Off to Leeds to talk about OeRBITAL this week, so I'm trying to get my OER head on again. A few days ago I came across this list - Four layers that need to be considered to make most effective repurposing of an OER (in Conole, G., McAndrew, P. and Dimitriadis, Y. 2011. The role of CSCL pedagogical patterns as mediating artefacts for repurposing Open Educational Resources, in F. Pozzi and D. Persico (Eds), Techniques for Fostering Collaboration in Online Learning Communities: Theoretical and Practical):- Visual representation of the design – how can the implicit OER design be made more explicit and hence shareable?
- Opinion of goodness – how appropriate is the OER for different contexts?
- Transferability through pedagogical patterns – how can generic patterns be applied to specific contexts?
- Layer of discussion, critique and contextualisation – how can social and participatory media act as a supporting structure to foster debate between those using the same OER?
On one level, I am happy to make any learning materials I produce freely available in microchunked formats to be consumed by learners (Martin Weller's "little OER"). I am unhappy about packaging such materials up into larger, static units which appear to offer the potential of supplanting teachers - death by repository - not because I'm worried about doing other people out of a job, but because this oversimplification of the process of acquiring wisdom (i.e. education), tends to overplay the acquisition of knowledge (i.e. training) and the importance of forming personal learning networks.
The industrialization of education pressurizes students and teachers alike to feel that education is a passive process, something that is done to them or they do to others - as long as both parties turn up, wisdom will happen. This externalization of knowledge acquisition masks the true outcome of education, acquisition of wisdom rather than of knowledge. Knowledge can be acquired via an Internet connection, wisdom cannot. That is why Illich was both right and wrong. Externalization of the acquisition of wisdom is as absurd as the idea that you can "teach" someone to be an entrepreneur, or beat it into them.

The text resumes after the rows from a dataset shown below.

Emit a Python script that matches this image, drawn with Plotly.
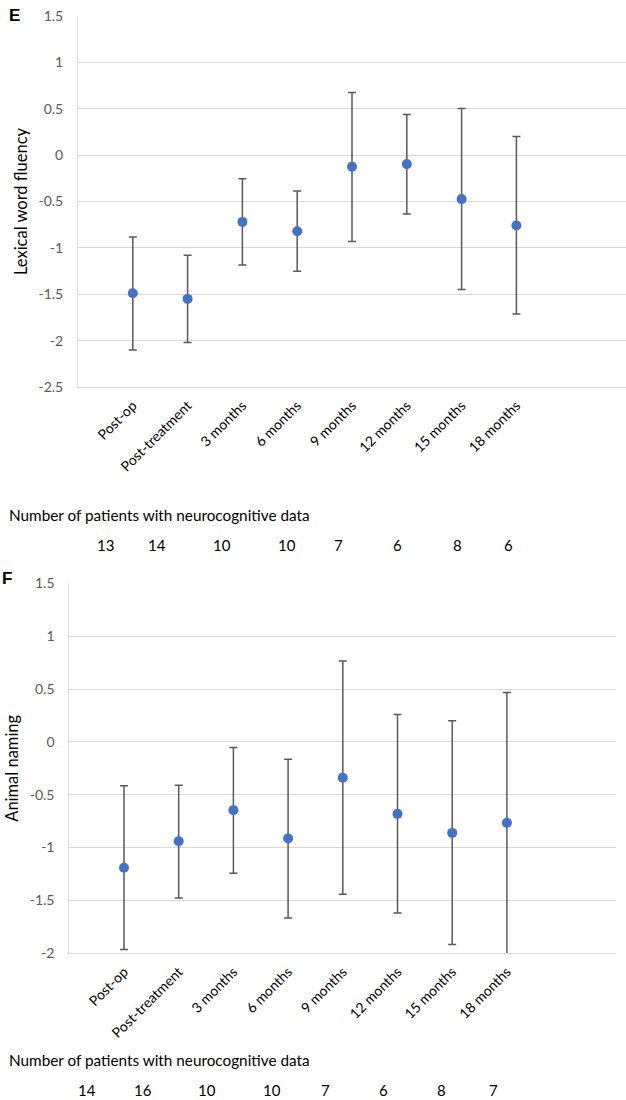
import plotly.graph_objects as go

categories = ["Post-op", "Post-treatment", "3 months", "6 months", "9 months",
              "12 months", "15 months", "18 months"]

# Panel E: Lexical word fluency
lex_mean = [-1.49, -1.55, -0.72, -0.82, -0.125, -0.097, -0.474, -0.758]
lex_upper = [-0.884, -1.08, -0.254, -0.388, 0.676, 0.439, 0.503, 0.20]
lex_lower = [-2.10, -2.02, -1.185, -1.253, -0.93, -0.636, -1.45, -1.713]
lex_n = [13, 14, 10, 10, 7, 6, 8, 6]
lex_yticks = [1.5, 1, 0.5, 0, -0.5, -1, -1.5, -2, -2.5]

# Panel F: Animal naming
ani_mean = [-1.19, -0.94, -0.646, -0.914, -0.34, -0.681, -0.861, -0.766]
ani_upper = [-0.416, -0.41, -0.053, -0.164, 0.766, 0.259, 0.199, 0.467]
ani_lower = [-1.964, -1.476, -1.242, -1.665, -1.441, -1.618, -1.917, -2.03]
ani_n = [14, 16, 10, 10, 7, 6, 8, 7]
ani_yticks = [1.5, 1, 0.5, 0, -0.5, -1, -1.5, -2]

# layout: horizontal pixel positions of the patient-count labels
lex_n_px = [105, 157, 222, 287, 338, 397, 457, 508]
ani_n_px = [87, 143, 207, 272, 325, 383, 441, 493]

W, H = 626, 1100
FONT = "Lato"
GRID = "#d9d9d9"
TXT = "#595959"
BLUE = "#4472C4"
ERR = "#595959"

xpos = [i + 1 for i in range(len(categories))]

fig = go.Figure()


def add_panel(mean, upper, lower, xa, ya):
    fig.add_trace(go.Scatter(
        x=xpos, y=mean, mode="markers", xaxis=xa, yaxis=ya,
        marker=dict(color=BLUE, size=10),
        error_y=dict(type="data", symmetric=False,
                     array=[u - m for u, m in zip(upper, mean)],
                     arrayminus=[m - l for m, l in zip(mean, lower)],
                     color=ERR, thickness=1.5, width=4),
        showlegend=False, hoverinfo="skip"))


add_panel(lex_mean, lex_upper, lex_lower, "x", "y")
add_panel(ani_mean, ani_upper, ani_lower, "x2", "y2")


def px_x(p):
    return p / W


def px_y(p):
    return 1 - p / H


def fmt(v):
    return ("%g" % v).replace("\u2212", "-")


xcommon = dict(range=[0, 10], tickmode="array", tickvals=xpos, ticktext=categories,
               tickangle=-45, showgrid=False, zeroline=False, showline=True,
               linecolor=GRID, linewidth=1, ticks="", automargin=False,
               tickfont=dict(family=FONT, size=14, color="#000000"),
               ticklabelstandoff=4, ticklabelshift=0)
ycommon = dict(showgrid=True, gridcolor=GRID, gridwidth=1, tickmode="array",
               zeroline=False, showline=True, linecolor=GRID, linewidth=1,
               ticks="", ticklabelstandoff=11, automargin=False,
               tickfont=dict(family=FONT, size=14, color=TXT))

fig.update_layout(
    width=W, height=H, margin=dict(l=0, r=0, t=0, b=0, autoexpand=False),
    paper_bgcolor="white", plot_bgcolor="white",
    font=dict(family=FONT, color="#000000"),
    xaxis=dict(domain=[px_x(78), 1.0], anchor="y", **xcommon),
    yaxis=dict(domain=[px_y(387), px_y(16)], range=[-2.5, 1.5], anchor="x",
               tickvals=lex_yticks, ticktext=[fmt(v) for v in lex_yticks],
               title=dict(text="Lexical word fluency", standoff=6,
                          font=dict(family=FONT, size=16.5, color="#000000")),
               **ycommon),
    xaxis2=dict(domain=[px_x(69.3), px_x(616.3)], anchor="y2", **xcommon),
    yaxis2=dict(domain=[px_y(953.3), px_y(583.3)], range=[-2, 1.5], anchor="x2",
                tickvals=ani_yticks, ticktext=[fmt(v) for v in ani_yticks],
                title=dict(text="Animal naming", standoff=6,
                           font=dict(family=FONT, size=16.5, color="#000000")),
                **ycommon),
)

ann = []
ann.append(dict(text="<b>E</b>", xref="paper", yref="paper", x=px_x(7), y=px_y(15),
                xanchor="left", yanchor="middle", showarrow=False,
                font=dict(family="Liberation Sans", size=17, color="#000000")))
ann.append(dict(text="<b>F</b>", xref="paper", yref="paper", x=px_x(0), y=px_y(578),
                xanchor="left", yanchor="middle", showarrow=False,
                font=dict(family="Liberation Sans", size=17, color="#000000")))
for ytxt, ynum, xs, ns in [(515, 545, lex_n_px, lex_n),
                           (1060, 1090, ani_n_px, ani_n)]:
    ann.append(dict(text="Number of patients with neurocognitive data", xref="paper",
                    yref="paper", x=px_x(7), y=px_y(ytxt), xanchor="left",
                    yanchor="middle", showarrow=False,
                    font=dict(family=FONT, size=15.3, color="#000000")))
    for xp, n in zip(xs, ns):
        ann.append(dict(text=str(n), xref="paper", yref="paper", x=px_x(xp),
                        y=px_y(ynum), xanchor="center", yanchor="middle",
                        showarrow=False,
                        font=dict(family=FONT, size=15, color="#000000")))
fig.update_layout(annotations=ann)

fig.write_html("out.html", config={"displayModeBar": False},
               post_script="document.body.style.margin='0';document.body.style.padding='0';")
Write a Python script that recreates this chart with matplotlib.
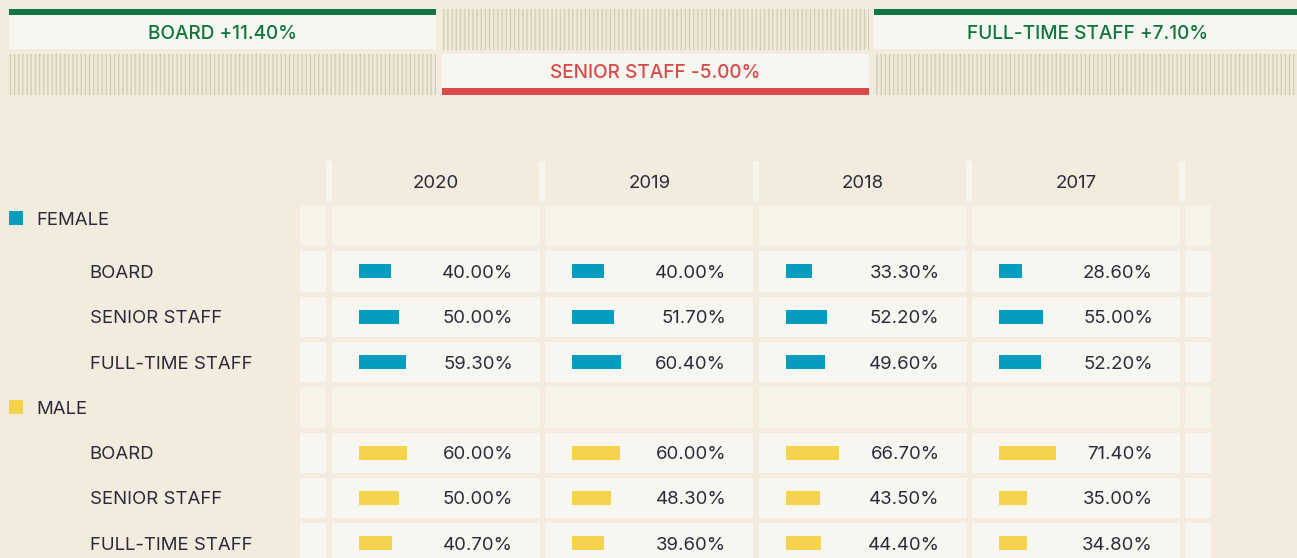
import matplotlib
matplotlib.use("Agg")
import matplotlib.pyplot as plt
from matplotlib.patches import Rectangle

# ---------------- data ----------------
years = ["2020", "2019", "2018", "2017"]
groups = ["FEMALE", "MALE"]
roles = ["BOARD", "SENIOR STAFF", "FULL-TIME STAFF"]
female = [
    [40.0, 40.0, 33.3, 28.6],   # board
    [50.0, 51.7, 52.2, 55.0],   # senior staff
    [59.3, 60.4, 49.6, 52.2],   # full-time staff
]
male = [
    [60.0, 60.0, 66.7, 71.4],
    [50.0, 48.3, 43.5, 35.0],
    [40.7, 39.6, 44.4, 34.8],
]
change_labels = ["BOARD", "SENIOR STAFF", "FULL-TIME STAFF"]
change_values = [11.40, -5.00, 7.10]

# ---------------- style ----------------
BG = "#f3ecde"
CELL = "#f8f6f0"
GROUP_CELL = "#f6f3e8"
SEP = "#f8f5ec"
TEXT = "#2b2a3a"
GREEN = "#0e763e"
RED = "#d84a4a"
HATCH_BG = "#efe9d9"
HATCH_FG = "#d4ceb7"
BAR_COLORS = {"FEMALE": "#059dbf", "MALE": "#f5d34c"}
FONT = ["Inter", "DejaVu Sans"]
FS = 13.4
FS_TITLE = 13.7
DY = 2.0  # baseline nudge (pixels, downward)

plt.rcParams["font.family"] = FONT
plt.rcParams["hatch.linewidth"] = 1.0

W, H = 1297, 558
fig = plt.figure(figsize=(W / 100, H / 100), dpi=100, facecolor=BG)
ax = fig.add_axes([0, 0, 1, 1])
ax.set_xlim(0, W)
ax.set_ylim(H, 0)
ax.axis("off")
ax.set_facecolor(BG)

# ---------------- top change boxes ----------------
box_x = [9, 442, 874]
box_w = [427, 427, 428]
row_top = [9, 54]
box_h = 40
bar_h = 6
for i, (lab, val) in enumerate(zip(change_labels, change_values)):
    pos = val >= 0
    filled_row = 0 if pos else 1
    hatch_row = 1 - filled_row
    color = GREEN if pos else RED
    x0 = box_x[i]
    # hatched placeholder
    ax.add_patch(Rectangle((x0, row_top[hatch_row]), box_w[i], box_h + 1,
                           facecolor=HATCH_BG, edgecolor=HATCH_FG, hatch="||||",
                           linewidth=0, zorder=1))
    y0 = row_top[filled_row]
    ax.add_patch(Rectangle((x0, y0), box_w[i], box_h, facecolor=CELL,
                           edgecolor="none", zorder=1))
    if pos:
        ax.add_patch(Rectangle((x0, y0), box_w[i], bar_h, facecolor=color,
                               edgecolor="none", zorder=2))
        ty = y0 + bar_h + (box_h - bar_h) / 2
    else:
        ax.add_patch(Rectangle((x0, y0 + box_h - bar_h), box_w[i], bar_h + 1,
                               facecolor=color, edgecolor="none", zorder=2))
        ty = y0 + (box_h - bar_h) / 2
    ax.text(x0 + box_w[i] / 2, ty + DY, f"{lab} {val:+.2f}%", color=color,
            fontsize=FS_TITLE, fontweight="medium", ha="center", va="center", zorder=3)

# ---------------- table ----------------
col_left0 = 332
col_pitch = 213.3
cell_w = 208
row_top0 = 206
row_pitch = 45.3
row_h = 40.3
bar_offset = 27
bar_height = 14
px_per_pct = 0.8
value_right = 181

# header separators and year labels
for i in range(len(years) + 1):
    ax.add_patch(Rectangle((326 + i * col_pitch, 161), 6, 40, facecolor=SEP,
                           edgecolor="none", zorder=1))
for j, yr in enumerate(years):
    ax.text(col_left0 + j * col_pitch + cell_w / 2, 181 + DY, yr, color=TEXT,
            fontsize=FS, ha="center", va="center")

rows = []
for g, data in zip(groups, [female, male]):
    rows.append(("group", g, None))
    for r, vals in zip(roles, data):
        rows.append(("data", g, (r, vals)))

group_label_shift = {"FEMALE": -8, "MALE": 0}

for k, (kind, g, payload) in enumerate(rows):
    top = row_top0 + k * row_pitch
    cy = top + row_h / 2
    fc = GROUP_CELL if kind == "group" else CELL
    # small side cells
    ax.add_patch(Rectangle((300, top), 26, row_h, facecolor=fc, edgecolor="none", zorder=1))
    ax.add_patch(Rectangle((1185, top), 26, row_h, facecolor=fc, edgecolor="none", zorder=1))
    for j in range(len(years)):
        ax.add_patch(Rectangle((col_left0 + j * col_pitch, top), cell_w, row_h,
                               facecolor=fc, edgecolor="none", zorder=1))
    if kind == "group":
        ly = cy + group_label_shift[g]
        ax.add_patch(Rectangle((9, ly - 7), 14, 14, facecolor=BAR_COLORS[g],
                               edgecolor="none", zorder=2))
        ax.text(36, ly + DY, g, color=TEXT, fontsize=FS, ha="left", va="center")
    else:
        role, vals = payload
        ax.text(89.5, cy + DY, role, color=TEXT, fontsize=FS, ha="left", va="center")
        lefts = [col_left0 + j * col_pitch + bar_offset for j in range(len(vals))]
        ax.barh([cy] * len(vals), [v * px_per_pct for v in vals], left=lefts,
                height=bar_height, color=BAR_COLORS[g], zorder=2)
        for j, v in enumerate(vals):
            ax.text(col_left0 + j * col_pitch + value_right, cy + DY, f"{v:.2f}%",
                    color=TEXT, fontsize=FS, ha="right", va="center", zorder=3)

fig.savefig("out.png", dpi=100, facecolor=BG)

So why am I laying the blame for the crisis in higher education at the door of the OER industry? I'm not, but the OER industry is both a symptom of the malise (industrialization/externalization) and a partial cause (externalization/industrialization) of the crisis. That is what I am uneasy about. OERs are pretty much an unmitigated good, but only in small doses. The OER industry is bad. There, I said it. Again.